The following weekend, they navigated the well-worn dusty trail that takes hundreds of climbers up 12,667-foot Mount Borah — Idaho’s tallest peak. They saw mule deer en route to the top and more people were on that mountain than the rest combined.
“There were others we didn’t see anyone,” David Lloyd said.
They made it up and over Borah’s infamous Chicken Out Ridge with a 20-foot drop-off. Finally, they reached the top, despite windy conditions that buffeted both boys.

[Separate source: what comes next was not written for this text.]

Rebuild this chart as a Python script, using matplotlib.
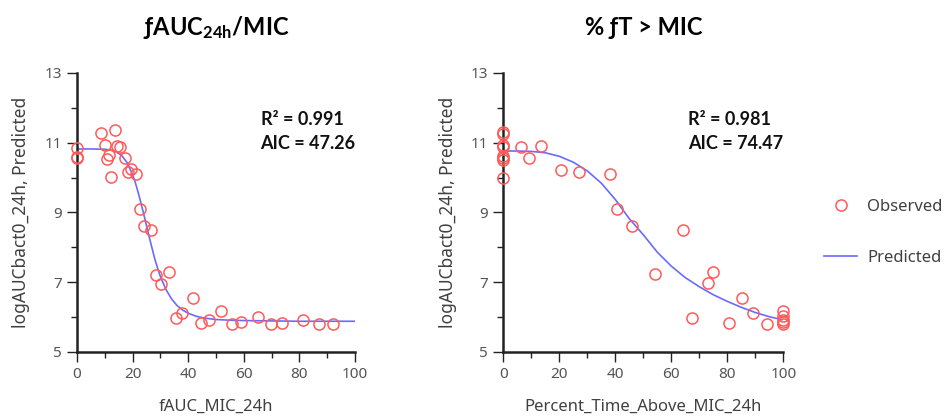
import numpy as np
import matplotlib
matplotlib.use("Agg")
import matplotlib.pyplot as plt
from matplotlib.lines import Line2D
from matplotlib.ticker import FixedLocator, MultipleLocator

# observed points, left panel (fAUC/MIC)
auc_x = [0, 0, 0, 8.7, 9.9, 11.4, 10.9, 12.3, 13.5, 14.4, 15.6, 17.1, 18.3, 19.5,
         21.3, 22.8, 24.2, 26.6, 28.5, 30.2, 33.2, 35.7, 37.8, 41.6, 44.6, 47.3,
         51.9, 55.8, 59.0, 65.0, 69.6, 73.8, 81.3, 86.9, 92.1]
auc_y = [10.84, 10.60, 10.56, 11.29, 10.94, 10.65, 10.53, 10.01, 11.35, 10.91,
         10.89, 10.56, 10.17, 10.24, 10.10, 9.09, 8.62, 8.50, 7.22, 6.96, 7.28,
         5.98, 6.12, 6.54, 5.82, 5.93, 6.17, 5.81, 5.86, 6.01, 5.80, 5.83, 5.93,
         5.79, 5.80]

# predicted curve, left panel
auc_fit_x = [0, 5, 10, 12, 14, 16, 18, 20, 21, 22, 23, 24, 25, 26, 27, 28, 29, 30,
             32, 34, 36, 38, 40, 43, 46, 50, 55, 60, 70, 80, 90, 100]
auc_fit_y = [10.82, 10.82, 10.81, 10.79, 10.74, 10.64, 10.43, 10.08, 9.85, 9.57,
             9.27, 8.95, 8.62, 8.29, 7.97, 7.66, 7.40, 7.16, 6.79, 6.52, 6.33,
             6.20, 6.11, 6.02, 5.97, 5.93, 5.91, 5.90, 5.89, 5.88, 5.88, 5.88]

# observed points, right panel (%fT > MIC)
ft_x = [0, 0, 0, 0, 0, 0, 0, 0, 6.3, 9.2, 13.4, 20.5, 27.0, 38.1, 40.5, 45.9,
        54.0, 64.3, 67.3, 73.0, 74.8, 80.7, 85.1, 89.1, 94.1,
        100, 100, 100, 100, 100]
ft_y = [11.32, 11.26, 10.94, 10.88, 10.62, 10.56, 10.51, 10.00, 10.88, 10.56,
        10.91, 10.21, 10.16, 10.10, 9.09, 8.62, 7.23, 8.49, 5.97, 6.97, 7.28,
        5.84, 6.54, 6.12, 5.81, 6.17, 6.02, 5.93, 5.85, 5.80]

# predicted curve, right panel
ft_fit_x = [0, 5, 10, 15, 20, 25, 30, 35, 40, 45, 50, 55, 60, 65, 70, 75, 80,
            85, 90, 95, 100]
ft_fit_y = [10.76, 10.76, 10.75, 10.71, 10.61, 10.44, 10.19, 9.84, 9.37, 8.82,
            8.36, 7.86, 7.46, 7.13, 6.87, 6.64, 6.45, 6.28, 6.13, 6.01, 5.92]

titles = [r"ƒAUC$_{\mathrm{24h}}$/MIC", "% ƒT > MIC"]
xlabels = ["fAUC_MIC_24h", "Percent_Time_Above_MIC_24h"]
stats = [("0.991", "47.26"), ("0.981", "74.47")]
yticks_major = [5, 7, 9, 11, 13]
yticks_minor = [6, 8, 10, 12]

ylabel = "logAUCbact0_24h, Predicted"
obs_color = "#ff5a5a"
fit_color = "#6a6aff"
txt_color = "#404040"

plt.rcParams["font.family"] = ["Noto Sans", "DejaVu Sans"]
plt.rcParams["mathtext.fontset"] = "custom"
plt.rcParams["mathtext.rm"] = "Lato:bold"
plt.rcParams["mathtext.default"] = "rm"

fig = plt.figure(figsize=(9.45, 4.19), dpi=100)
axes = [fig.add_axes([0.0815, 0.160, 0.2942, 0.666]),
        fig.add_axes([0.5326, 0.160, 0.2963, 0.666])]

data = [(auc_x, auc_y, auc_fit_x, auc_fit_y), (ft_x, ft_y, ft_fit_x, ft_fit_y)]

for i, ax in enumerate(axes):
    ox, oy, fx, fy = data[i]
    ax.plot(fx, fy, color=fit_color, lw=1.2, zorder=2)
    ax.plot(ox, oy, "o", mfc="none", mec=obs_color, mew=1.1, ms=8,
            clip_on=False, zorder=3)

    ax.set_xlim(0, 100)
    ax.set_ylim(5, 13)
    for s in ["top", "right"]:
        ax.spines[s].set_visible(False)
    for s in ["left", "bottom"]:
        ax.spines[s].set_linewidth(1.8)
        ax.spines[s].set_color("#222222")

    ax.xaxis.set_major_locator(MultipleLocator(20))
    ax.xaxis.set_minor_locator(MultipleLocator(10))
    ax.yaxis.set_major_locator(FixedLocator(yticks_major))
    ax.yaxis.set_minor_locator(FixedLocator(yticks_minor))
    ax.tick_params(which="major", length=7, width=1, color="#222222",
                   labelsize=11, labelcolor="#555555", pad=4)
    ax.tick_params(which="minor", length=4, width=1, color="#222222")

    ax.set_xlabel(xlabels[i], fontsize=12, color=txt_color, labelpad=12)
    ax.set_ylabel(ylabel, fontsize=12.5, color=txt_color, labelpad=10)
    ax.set_title(titles[i], fontsize=17, fontweight="bold",
                 family=["Lato", "DejaVu Sans"], pad=27)

    r2, aic = stats[i]
    ax.text(0.66, 0.79, f"R² = {r2}\nAIC = {aic}", transform=ax.transAxes,
            fontsize=13, fontweight="bold", color="#111111",
            family=["Lato", "DejaVu Sans"],
            linespacing=1.45, va="center", ha="left")

handles = [Line2D([], [], ls="none", marker="o", mfc="none", mec=obs_color,
                  mew=1.1, ms=8),
           Line2D([], [], color=fit_color, lw=1.2)]
fig.legend(handles, ["Observed", "Predicted"], loc="center left",
           bbox_to_anchor=(0.865, 0.446), frameon=False, fontsize=12,
           labelspacing=2.1, handlelength=2.0, handletextpad=0.6,
           labelcolor=txt_color, borderaxespad=0)

fig.savefig("out.png", dpi=100)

They completed their quest with 12,078-foot Lost River, which proved to be the most difficult in part because of snow that had fallen just before their climb on Sept. 22. By then, the boys had worn holes in their hiking boots, which they reinforced with duct tape. A foot and half of snow had fallen on the ridge just before they set out for the climb, and Cody ended up post-holing in snow up to his thighs. Rocks rolled downhill as the sun warmed the snow.
Still, the two young athletes trudged up Super Gully on the southwest face of the mountain. Then they walked a narrow ridgeline past a false summit to the high point.
“We went up Super Gully and it seemed like we’d take one step and slide back,” Thijs said. “And there was a quarter-mile of ridgeline where we had to be careful because of the snow. We saw footsteps where someone had made it nearly to the top only to turn around.”
“They say it’s better to do in spring when snow is covering the mountain because of all the loose scree,” Lloyd said.
Thijs went to the top first, post-holing through the snow, using his ski poles and finally crawling up the snow.
Thijs held the record as the youngest climber to conquer all of Idaho’s nine Twelvers until his younger brother followed, sometimes walking in his brother’s footprints and sometimes in footprints his father had made for him.
Upon reaching the top, they chowed down in celebration.
“Mom always packed us the best food — muffins, peanut butter and jelly sandwiches, macaroni, Inka corn…” Cody said.
David Lloyd says the experience contributed to the boys’ love of place.
“They learned how exploring even within an hour of Ketchum is pretty special — there’s no way to get bored around here. A lot of people have to search for the kinds of experiences we enjoy.”
Wolfe said she appreciated how the boys realized that they can accomplish something if they put their mind to it.
“They loved having big goals and realizing, ‘We can do things that are hard.,” she said
“We also learned that teamwork makes dreams come true,” he said. “A dream with a bad team is a nightmare.”
Cody said he was “exceedingly sad” when the final goal was behind him.
“I wanted to keep going on,” he said.
The family competed in the Baldy Hill Climb up 3,400-foot Bald Mountain the following weekend.
“Now, we’re looking for a BHAG—a big hairy adventurous goal!” said Cody.